Ah, forgot to mention that we also discussed about using sync(), but
the problem as you say is that using sync() is not portable, so we need
the deferred fsync() and rename() code anyway for unpacked files on
non-Linux systems. Another possible issue, is that if there's been lots
of I/O in parallel or just before running dpkg the sync() might take much
longer than expected, but depending on the implementation fsync() might
show similar slowdowns anyway (not, though if it was on a different
"disk" and file system).

Regarding the downsides and wins you mention they already apply to the
current implementation. As I mentioned before dpkg has always supported
rolling back, by making a hardlinked backup of the old file as .dpkg-tmp,
extracting the new file as .dpkg-new and then doing an atomic rename() over
the current file, and in case of error (from dpkg itself or the appropriate
maintainer script) restoring all the old file backups for the package
(either in the current run or in a subsequent dpkg run). And only once
the unpack stage has been successful it removes the backups in one pass.
So the need for rollback already makes dpkg take (approx.) twice the space
per package, and thus there's no unsafe overwrites that cannot be reverted
(except for the zero-length ones).

I've added the conditional code now for Linux to do the sync() and then
rename() all files in one pass, and it's just few lines of code (due to
the deferred fsync() changes which are now in place), I'll request some
testing from ext4 users, and if it improves something and does not make
the matters worse on ext3 and other file systems, then I guess we might
use that on Linux. It still looks like a workaround to me.
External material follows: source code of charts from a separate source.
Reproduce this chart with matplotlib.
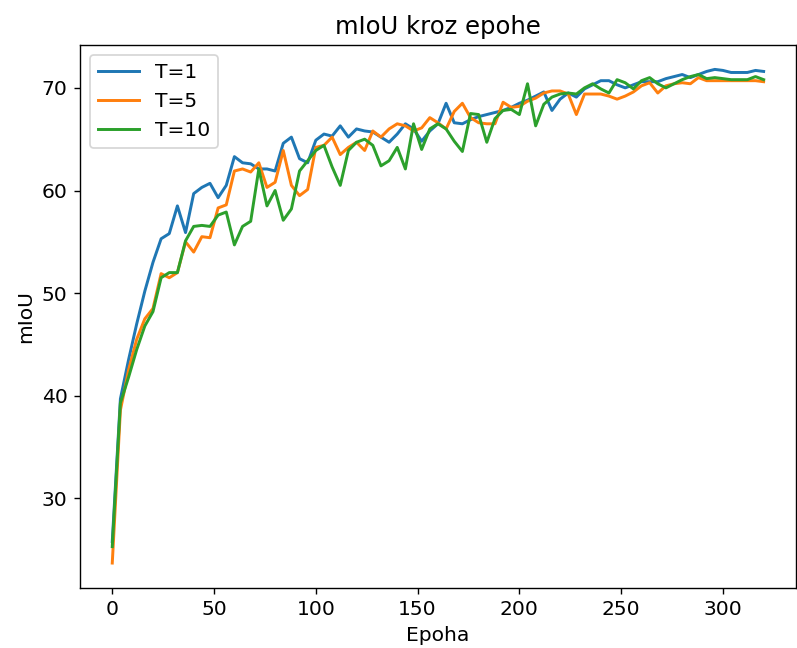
import matplotlib
matplotlib.use("Agg")
import matplotlib.pyplot as plt
import numpy as np

# evaluation every 4 epochs
epochs = np.arange(0, 321, 4)

miou_t1 = [25.8, 39.7, 43.5, 47.0, 50.2, 53.0, 55.3, 55.8, 58.5, 55.9,
           59.7, 60.3, 60.7, 59.3, 60.5, 63.3, 62.7, 62.6, 62.1, 62.1,
           61.9, 64.6, 65.2, 63.1, 62.7, 64.9, 65.5, 65.3, 66.3, 65.2,
           66.0, 65.8, 65.7, 65.2, 64.7, 65.5, 66.5, 66.0, 64.8, 65.8,
           66.5, 68.5, 66.6, 66.5, 66.9, 67.2, 67.4, 67.6, 67.8, 68.1,
           68.5, 68.8, 69.2, 69.6, 67.8, 68.9, 69.5, 69.1, 69.9, 70.3,
           70.7, 70.7, 70.3, 70.0, 70.3, 70.6, 70.6, 70.6, 70.9, 71.1,
           71.3, 71.0, 71.3, 71.6, 71.8, 71.7, 71.5, 71.5, 71.5, 71.7,
           71.6]

miou_t5 = [23.7, 38.6, 42.5, 45.5, 47.5, 48.5, 51.9, 51.5, 52.0, 55.0,
           54.0, 55.5, 55.4, 58.3, 58.6, 61.9, 62.1, 61.8, 62.7, 60.3,
           60.8, 63.9, 60.5, 59.5, 60.1, 64.2, 64.4, 65.2, 63.5, 64.2,
           64.7, 63.9, 65.8, 65.2, 66.0, 66.5, 66.3, 65.8, 66.1, 67.1,
           66.6, 66.0, 67.7, 68.5, 67.1, 66.6, 66.5, 66.5, 68.6, 68.1,
           68.2, 68.7, 69.0, 69.5, 69.7, 69.7, 69.4, 67.4, 69.4, 69.4,
           69.4, 69.2, 68.9, 69.2, 69.6, 70.2, 70.5, 69.5, 70.2, 70.4,
           70.5, 70.4, 71.0, 70.7, 70.7, 70.7, 70.7, 70.7, 70.7, 70.7,
           70.6]

miou_t10 = [25.3, 39.3, 41.8, 44.5, 46.8, 48.2, 51.5, 52.0, 52.0, 55.1,
            56.5, 56.6, 56.5, 57.6, 57.9, 54.7, 56.5, 57.0, 62.1, 58.5,
            60.0, 57.1, 58.2, 61.9, 62.9, 63.9, 64.4, 62.3, 60.5, 63.9,
            64.7, 65.0, 64.4, 62.4, 62.9, 64.2, 62.1, 66.5, 64.0, 66.0,
            66.5, 66.0, 64.8, 63.8, 67.5, 67.4, 64.7, 67.0, 67.8, 67.9,
            67.4, 70.4, 66.3, 68.4, 69.1, 69.4, 69.5, 69.4, 70.0, 70.4,
            69.9, 69.5, 70.8, 70.5, 69.9, 70.7, 71.0, 70.4, 70.0, 70.4,
            70.8, 71.1, 71.3, 70.9, 71.0, 70.9, 70.8, 70.8, 70.8, 71.1,
            70.8]

plt.rcParams['font.size'] = 11.7
plt.rcParams['lines.linewidth'] = 1.7

fig = plt.figure(figsize=(797 / 125, 648 / 125), dpi=125)
ax = fig.add_axes([0.100, 0.093, 0.899, 0.838])

ax.plot(epochs, miou_t1, label='T=1')
ax.plot(epochs, miou_t5, label='T=5')
ax.plot(epochs, miou_t10, label='T=10')

ax.set_title('mIoU kroz epohe', fontsize=14)
ax.set_xlabel('Epoha')
ax.set_ylabel('mIoU')
ax.legend(loc='upper left')

fig.savefig('out.png', dpi=125)
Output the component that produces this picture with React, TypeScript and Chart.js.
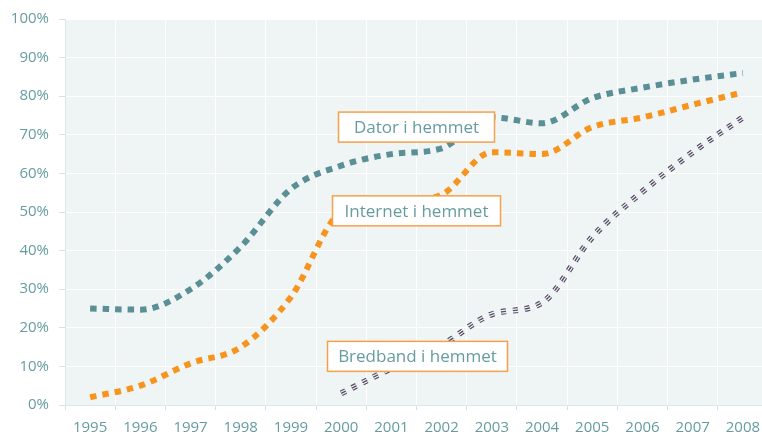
import React, { useEffect, useRef } from "react";
import { Chart, registerables } from "chart.js";
Chart.register(...registerables);

const years = ["1995","1996","1997","1998","1999","2000","2001","2002","2003","2004","2005","2006","2007","2008"];
const dator = [25, 24.7, 30, 41, 56, 62, 65, 66.5, 74.5, 73, 79.5, 82.2, 84.3, 86];
const internet = [2, 5, 10.8, 15, 28, 50, 52.5, 54.5, 65.5, 65, 72, 74.5, 77.8, 81];
const bredband = [null, null, null, null, null, 3, 9.5, 15.5, 23.5, 26.5, 43.5, 55.3, 65.5, 74.5];
const yTicks = [0, 10, 20, 30, 40, 50, 60, 70, 80, 90, 100];
const seriesLabels = ["Dator i hemmet", "Internet i hemmet", "Bredband i hemmet"];
// label anchors: [category position, value]
const labelAnchors: [number, number][] = [[6.5, 72], [6.5, 50.3], [6.52, 12.6]];
const labelBoxWidths = [156, 168, 180];

const TEAL = "#5b8f96";
const ORANGE = "#f7941e";
const PURPLE = "#564c66";
const PLOT_BG = "#eff5f5";
const TEXT = "#669ca1";

const bgPlugin = {
  id: "plotBg",
  beforeDraw(chart: any) {
    const { ctx, chartArea } = chart;
    ctx.save();
    ctx.fillStyle = PLOT_BG;
    ctx.fillRect(chartArea.left, chartArea.top, chartArea.right - chartArea.left, chartArea.bottom - chartArea.top);
    ctx.restore();
  },
};

const labelPlugin = {
  id: "seriesBoxes",
  afterDatasetsDraw(chart: any) {
    const { ctx } = chart;
    const xs = chart.scales.x;
    const ys = chart.scales.y;
    ctx.save();
    ctx.font = "17px 'Open Sans'";
    ctx.textAlign = "center";
    ctx.textBaseline = "middle";
    seriesLabels.forEach((t, i) => {
      const [c, v] = labelAnchors[i];
      const x0 = xs.getPixelForValue(Math.floor(c));
      const x1 = xs.getPixelForValue(Math.floor(c) + 1);
      const cx = x0 + (x1 - x0) * (c - Math.floor(c));
      const cy = ys.getPixelForValue(v);
      const w = labelBoxWidths[i];
      const h = 30;
      ctx.fillStyle = "#ffffff";
      ctx.fillRect(cx - w / 2, cy - h / 2, w, h);
      ctx.strokeStyle = "#f5a04a";
      ctx.lineWidth = 1.5;
      ctx.strokeRect(cx - w / 2, cy - h / 2, w, h);
      ctx.fillStyle = TEXT;
      ctx.fillText(t, cx, cy + 1);
    });
    ctx.restore();
  },
};

export default function App() {
  const ref = useRef<HTMLCanvasElement>(null);
  useEffect(() => {
    if (!ref.current) return;
    const common = { fill: false, pointRadius: 0, cubicInterpolationMode: "monotone" as const, borderCapStyle: "butt" as const };
    const chart = new Chart(ref.current, {
      type: "line",
      data: {
        labels: years,
        datasets: [
          { ...common, label: seriesLabels[0], data: dator, borderColor: TEAL, borderWidth: 6, borderDash: [6.5, 6], order: 1 },
          { ...common, label: seriesLabels[1], data: internet, borderColor: ORANGE, borderWidth: 6, borderDash: [6.5, 6], order: 2 },
          { ...common, label: seriesLabels[2], data: bredband, borderColor: PURPLE, borderWidth: 1.4, borderDash: [5, 7], order: 3 },
          { ...common, label: "_b2", data: bredband, borderColor: "#f4f7f8", borderWidth: 3.6, borderDash: [5, 7], order: 4 },
          { ...common, label: "_b3", data: bredband, borderColor: PURPLE, borderWidth: 6, borderDash: [5, 7], order: 5 },
        ],
      },
      options: {
        responsive: false,
        animation: false,
        devicePixelRatio: 1,
        layout: { padding: { top: 17, left: 0, right: 0, bottom: 0 } },
        plugins: { legend: { display: false }, tooltip: { enabled: false } },
        scales: {
          x: {
            offset: true,
            grid: { color: "#ffffff", lineWidth: 1, tickLength: 5, tickColor: "#d6e2e2", offset: true },
            border: { color: "#dde7e7" },
            ticks: { color: TEXT, font: { family: "'Open Sans'", size: 15 }, padding: 9, maxRotation: 0, autoSkip: false },
            afterFit(s: any) { s.height = 38; s.paddingLeft = 0; s.paddingRight = 0; },
          },
          y: {
            min: 0,
            max: 100,
            afterBuildTicks(s: any) { s.ticks = yTicks.map((v) => ({ value: v })); },
            grid: { color: "#ffffff", lineWidth: 1, tickLength: 6, tickColor: "#d6e2e2" },
            border: { color: "#dde7e7" },
            ticks: { color: TEXT, font: { family: "'Open Sans'", size: 15 }, padding: 10, callback: (v: any) => v + "%" },
            afterFit(s: any) { s.width = 65; },
          },
        },
      },
      plugins: [bgPlugin, labelPlugin],
    });
    return () => chart.destroy();
  }, []);
  return (
    <div style={{ position: "fixed", left: 0, top: 0, width: 762, height: 443, overflow: "hidden", background: "#fff" }}>
      <canvas ref={ref} width={768} height={443} style={{ display: "block" }} />
    </div>
  );
}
As a side remark, I don't think it's fair though, that you complain about
application developers not doing the right thing, when at the same time,
you expect them not to use the proper portable tool for such job. And that
you seem to not see a problem that using it implies a performance penalty
on a file system that really needs it. That there's lots of users willing
to sacrifice safety for performance, tells me the penalty is significant
enough. Isn't there anything that could be improved to make the correct
fsync()+rename() case a bit faster? In this particular case those are
already batched after all writes have been performed.